Well, let’s get started. First, let’s download the necessary datasets from kaggle. Instructions for downloading data to colab directly from kaggle are below:
Go to the Account section kaggle.com
Scroll down to the API subsection
Click the Create New API Token button, download the kaggle.json file
Further, this file can be immediately thrown into Files on Google Colab, but since every 12 hours the Google Colab session is completely updated, I prefer to put it in the Colab Notebooks directory on Google Drive
(https://www.kaggle.com/general/74235) – instructions more
Let’s try experimenting with the dataset Riid Answer Correctness Prediction
The code below downloads the dataset, after that all the necessary files are in the data folder.
! pip install -q kaggle
from google.colab import drive
drive.mount('/content/drive')
! mkdir ~/.kaggle
! cp '/content/drive/MyDrive/Colab Notebooks/kaggle.json' ~/.kaggle/ # файл kaggle.json можно положить в любую папку в Drive, главное указать актуальный адрес в первом аргументе команды cp
! chmod 600 ~/.kaggle/kaggle.json
! kaggle competitions download -c 'riiid-test-answer-prediction'
! mkdir data
! unzip riiid-test-answer-prediction.zip -d data
The dataset, let’s say, is not huge, and, perhaps, the resources of your machine will be enough to work with pandas. Therefore, I will show an example on the free version of Google Colab. In the free mode, we are provided with no more than 12 GB of RAM, and for our training case, this is just what we need.
First, let’s try to analyze our dataset using the pandas library.
1.Pandas
import pandas as pd
df_train = pd.read_csv('data/train.csv',
dtype={'content_id': 'int16',
'content_type_id': 'int8',
'task_container_id': 'int16',
'user_answer': 'int8',
'answered_correctly': 'int8',
'prior_question_elapsed_time': 'float32'})

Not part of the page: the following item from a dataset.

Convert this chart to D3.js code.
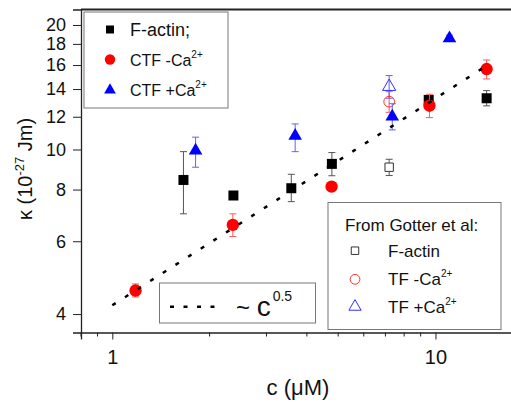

Let’s take a look at our data.
df_train.head()
df_train.info()
As you can see, our table data takes up a little over 4 GB of RAM, which is about a third of the memory allocated by colab for us.
Let’s see how many empty values are in our table.
df_train.isna().sum()
df_train[['prior_question_elapsed_time', 'prior_question_had_explanation']].isna().mean()
We have: in the column prior_question_elapsed_time there are only a little more than 2% gaps, in prior_question_had_explanation and even less. Trying to remove them using the pandas library’s dropna method and…
df = df_train.dropna()
… we get an error of lack of RAM.
Note. In fact, we could get this error at the very beginning, when reading the dataset. To do this, it would be enough to use the read_csv method with default arguments. Then pandas would assign each column of numeric data either an int64 or a float64. And they take up a lot of memory…
Where pandas failed, let’s resort to the help of pyspark.
2.Pyspark
Install pyspark and pyarrow. Pyarrow significantly speeds up the work of pyspark, which is very useful in our case.
! pip install pyspark
! pip install pyarrow
from pyspark.sql import SparkSession
import os
os.environ["PYARROW_IGNORE_TIMEZONE"] = "1" # без этой строчки у нас будет возникать постоянное предупреждение с просьбой установить эту переменную в значение 1, что мы заранее и делаем
spark = SparkSession.builder.getOrCreate()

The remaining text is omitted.